Zaid juga menegaskan bahwa terdakwa seharusnya tidak bisa dimintai pertanggungjawaban atas laporang keuangan yang telah diaudit oleh auditor independen. Hal ini sesuai dengan ketentuan yang tertuang dalam POJK No.75 Tahun 2017 Pasal 6 Ayat (1) yang berbunyi: “Dalam hal laporan keuangan yang disampaikan telah di audit atau ditelaah secara terbatas, tanggung jawab Direksi atas pernyataan sebagaimana dimaksud dalam Pasal 5 berlaku sampai dengan tanggal pendapat akuntan”. 

Selain itu, dalam ketantuan Pasal 69 Ayat 3 dan 4 UU No. 40 Tahun 2007 tentang Perseroan Terbatas, menegaskan: Ayat 3 “dalam hal laporan keuangan yang disediakan ternyata tidak benar dan/atau menyesatkan, anggota Direksi dan anggota Komisaris secara tanggung renteng bertanggungjawab kepada pihak yang dirugikan”. Ayat 4 “Anggota Direksi dan Anggota Dewan Komisaris dibebaskan dari tanggungjawab sebagaimana dimaksud pada ayat 3 apabila terbukti bahwa keadaan tersebut bukan karena kesalahannya”.

"Kemudian Pak Joko dan Pak Budhi menandatangani laporan keuangan tersebut atas perintah POJK 75 Tahun 2017 juga, yang memerintahkan direksi menandatangani pernyataan laporan keuangan.
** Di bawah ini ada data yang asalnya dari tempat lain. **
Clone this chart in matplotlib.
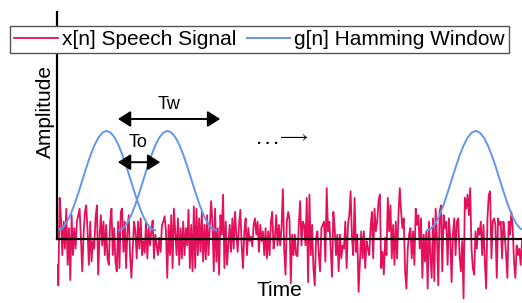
import numpy as np
import matplotlib
matplotlib.use("Agg")
import matplotlib.pyplot as plt

plt.rcParams['font.family'] = ['Liberation Sans', 'DejaVu Sans']

# speech signal samples (amplitude units)
speech_part1 = [-0.24, -0.43, 0.38, 0.19, -0.15, 0.16, -0.09, 0.28, -0.24, 0.10,
                -0.38, 0.22, -0.15, 0.10, -0.09, 0.16, 0.22, 0.28, 0.01, -0.30,
                0.04, 0.25, 0.31, 0.07, -0.24, 0.16, -0.21, -0.02, -0.09, 0.19,
                0.31, -0.33, 0.01, 0.22, -0.06, 0.16, -0.15, 0.13, -0.18, -0.24,
                0.16, 0.28, -0.15, 0.10, -0.21, -0.30, 0.16, -0.27, 0.25, 0.28,
                -0.12, 0.16, -0.27, 0.07, 0.22, -0.15, -0.36, -0.09]
speech_part2 = [0.16, 0.07, -0.18, 0.16, -0.09, 0.19, -0.15, -0.02, -0.13, 0.16,
                -0.18, 0.10, -0.06, 0.07, 0.17, -0.18, 0.04, -0.06, -0.15, 0.01,
                -0.12, 0.13, 0.16, 0.21, 0.07, -0.36, 0.13, -0.15, 0.22, -0.27,
                0.28, 0.07, -0.15, 0.19, -0.24, 0.10, -0.18, 0.16, -0.15, 0.10,
                -0.06, 0.27, -0.27, 0.13, -0.30, 0.30, -0.27, 0.28, -0.15, 0.19,
                -0.12, 0.25, -0.21, 0.13, -0.19, 0.22, -0.15, 0.10]
speech_part3 = [0.35, 0.16, -0.30, 0.28, -0.21, 0.10, -0.33, 0.22, 0.04, 0.41,
                -0.27, 0.16, -0.24, -0.06, 0.13, -0.12, 0.19, -0.09, 0.25, 0.04,
                -0.12, 0.13, 0.27, -0.06, -0.27, 0.07, 0.19, -0.15, 0.10, -0.02,
                0.02, -0.07, 0.13, 0.19, 0.04, 0.16, -0.12, 0.13, -0.02, 0.07,
                -0.15, 0.10, -0.18, 0.07, -0.15, 0.16, 0.25, -0.09, 0.01, 0.22,
                -0.06, 0.13, -0.06, 0.10, 0.46, -0.09, -0.33, 0.16, 0.25]
speech_part4 = [0.18, -0.41, 0.04, -0.15, 0.04, -0.15, -0.16, 0.13, 0.35, -0.06,
                0.16, 0.13, -0.06, 0.38, -0.40, 0.41, -0.15, 0.13, -0.27, -0.43,
                0.01, 0.07, -0.13, -0.30, 0.10, 0.13, 0.16, -0.21, 0.47, 0.07,
                0.16, -0.09, -0.35, 0.25, 0.10, -0.15, 0.04, -0.30, 0.04, -0.18,
                -0.06, -0.09, 0.16, -0.27, 0.13, 0.22, 0.44, 0.01, -0.15, 0.38,
                -0.12, 0.04, -0.49, -0.21, 0.07, -0.18, 0.07, -0.27, -0.02]
speech_part5 = [-0.09, -0.15, 0.10, 0.25, -0.18, 0.28, 0.07, 0.16, 0.35, 0.41,
                -0.27, -0.12, -0.33, 0.01, -0.15, 0.38, 0.07, 0.31, -0.18, 0.13,
                -0.24, 0.16, -0.18, 0.22, 0.47, 0.25, 0.10, 0.19, -0.30, -0.46,
                -0.09, 0.04, 0.10, -0.18, 0.07, -0.24, 0.28, 0.13, 0.22, -0.09,
                0.19, -0.36, 0.04, -0.21, 0.07, -0.46, 0.16, -0.15, -0.36, 0.19,
                -0.39, 0.28, 0.01, -0.43, 0.25, 0.31, -0.30, 0.22, 0.10]
speech_part6 = [0.16, -0.24, 0.19, 0.01, -0.40, 0.04, 0.19, -0.15, 0.16, 0.19,
                -0.15, -0.30, -0.02, -0.55, 0.38, 0.28, 0.41, 0.22, 0.47, -0.09,
                -0.27, -0.33, 0.07, -0.09, 0.10, 0.04, 0.16, -0.15, 0.13, -0.21,
                -0.46, 0.19, 0.41, 0.44, -0.18, 0.16, 0.19, 0.13, -0.36, 0.19,
                0.13, 0.16, -0.18, 0.16, 0.04, -0.15, -0.36, 0.16, 0.04, 0.25,
                0.10, -0.21, -0.36, -0.06, -0.15, -0.09, -0.24, -0.02]

# one Hamming window, sampled (rising half, peak, falling half)
window_half = [0.08, 0.096, 0.142, 0.215, 0.31, 0.421, 0.54, 0.659, 0.77,
               0.865, 0.938, 0.984]
window_shape = window_half + [1.0] + window_half[::-1]

# window placement on a normalised time axis (0..1)
window_starts = [0.002, 0.133, 0.796]
window_length = 0.209

# annotation spans (normalised time)
tw_span = (0.131, 0.351)
to_span = (0.131, 0.222)

speech_color = '#E3115C'
window_color = '#6495ED'


def main():
    speech = np.array(speech_part1 + speech_part2 + speech_part3
                      + speech_part4 + speech_part5 + speech_part6)
    t = np.linspace(0, 1, len(speech))

    fig = plt.figure(figsize=(5.22, 3.03), dpi=100)
    ax = fig.add_axes([57 / 522, 0, 465 / 522, 291 / 303])

    ax.plot(t, speech, color=speech_color, lw=1.3, label='x[n] Speech Signal')

    shape = np.array(window_shape)
    for k, start in enumerate(window_starts):
        tw = start + np.linspace(0, window_length, len(shape))
        ax.plot(tw, shape, color=window_color, lw=1.4,
                label='g[n] Hamming Window' if k == 0 else None)

    ax.set_xlim(0, 1)
    ax.set_ylim(-0.593, 2.10)

    for side in ('top', 'right'):
        ax.spines[side].set_visible(False)
    ax.spines['bottom'].set_position(('data', 0))
    ax.spines['left'].set_bounds(0, 2.10)
    ax.spines['bottom'].set_linewidth(1.6)
    ax.spines['left'].set_linewidth(1.6)
    ax.set_xticks([])
    ax.set_yticks([])

    arrow = dict(arrowstyle='<|-|>,head_length=0.38,head_width=0.24',
                 color='black', lw=1.4, mutation_scale=20,
                 shrinkA=0, shrinkB=0)
    ax.annotate('', xy=(tw_span[1], 1.11), xytext=(tw_span[0], 1.11),
                arrowprops=arrow)
    ax.text(np.mean(tw_span), 1.24, 'Tw', ha='center', va='center',
            fontsize=13)
    ax.annotate('', xy=(to_span[1], 0.71), xytext=(to_span[0], 0.71),
                arrowprops=arrow)
    ax.text(0.174, 0.89, 'To', ha='center', va='center', fontsize=13)

    # "... ->" continuation mark
    ax.text(0.430, 0.88, '. . .', ha='left', va='baseline', fontsize=11,
            fontweight='bold')
    ax.text(0.472, 0.945, r'$\longrightarrow$', ha='left', va='center',
            fontsize=13, math_fontfamily='cm')

    fig.text(45 / 522, 1 - 111 / 303, 'Amplitude', rotation=90,
             ha='center', va='center', fontsize=15)
    fig.text(279 / 522, 1 - 291 / 303, 'Time', ha='center', va='center',
             fontsize=15)

    leg = fig.legend(loc='center', bbox_to_anchor=(259.5 / 522, 1 - 39.5 / 303),
                     ncol=2, fontsize=15, frameon=True, fancybox=False,
                     framealpha=1, edgecolor='#555555', handlelength=2.1,
                     handletextpad=0.2, columnspacing=0.5, borderpad=0.2,
                     borderaxespad=0)
    leg.get_frame().set_linewidth(1.0)

    fig.savefig('out.png', dpi=100)


if __name__ == '__main__':
    main()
Surat pernyataan yang ditandatangani oleh Terdakwa juga merupakan format surat pernyataan yang terlampir dalam POJK 75 Tahun 2017," kata Zaid.

Lebih jauh Zaid juga mengaku bingung, apa yang membuat kliennya sampai diseret ke ranah pidana. Dalam LKT Tahun 2018, keenam perusahaan distritbutor tersebut juga ditempatkan sebagai Pihak ketiga, hanya saja ditambahkan catatan (*merupakan pihak berelasi sampai dengan 22  Oktober 2018). 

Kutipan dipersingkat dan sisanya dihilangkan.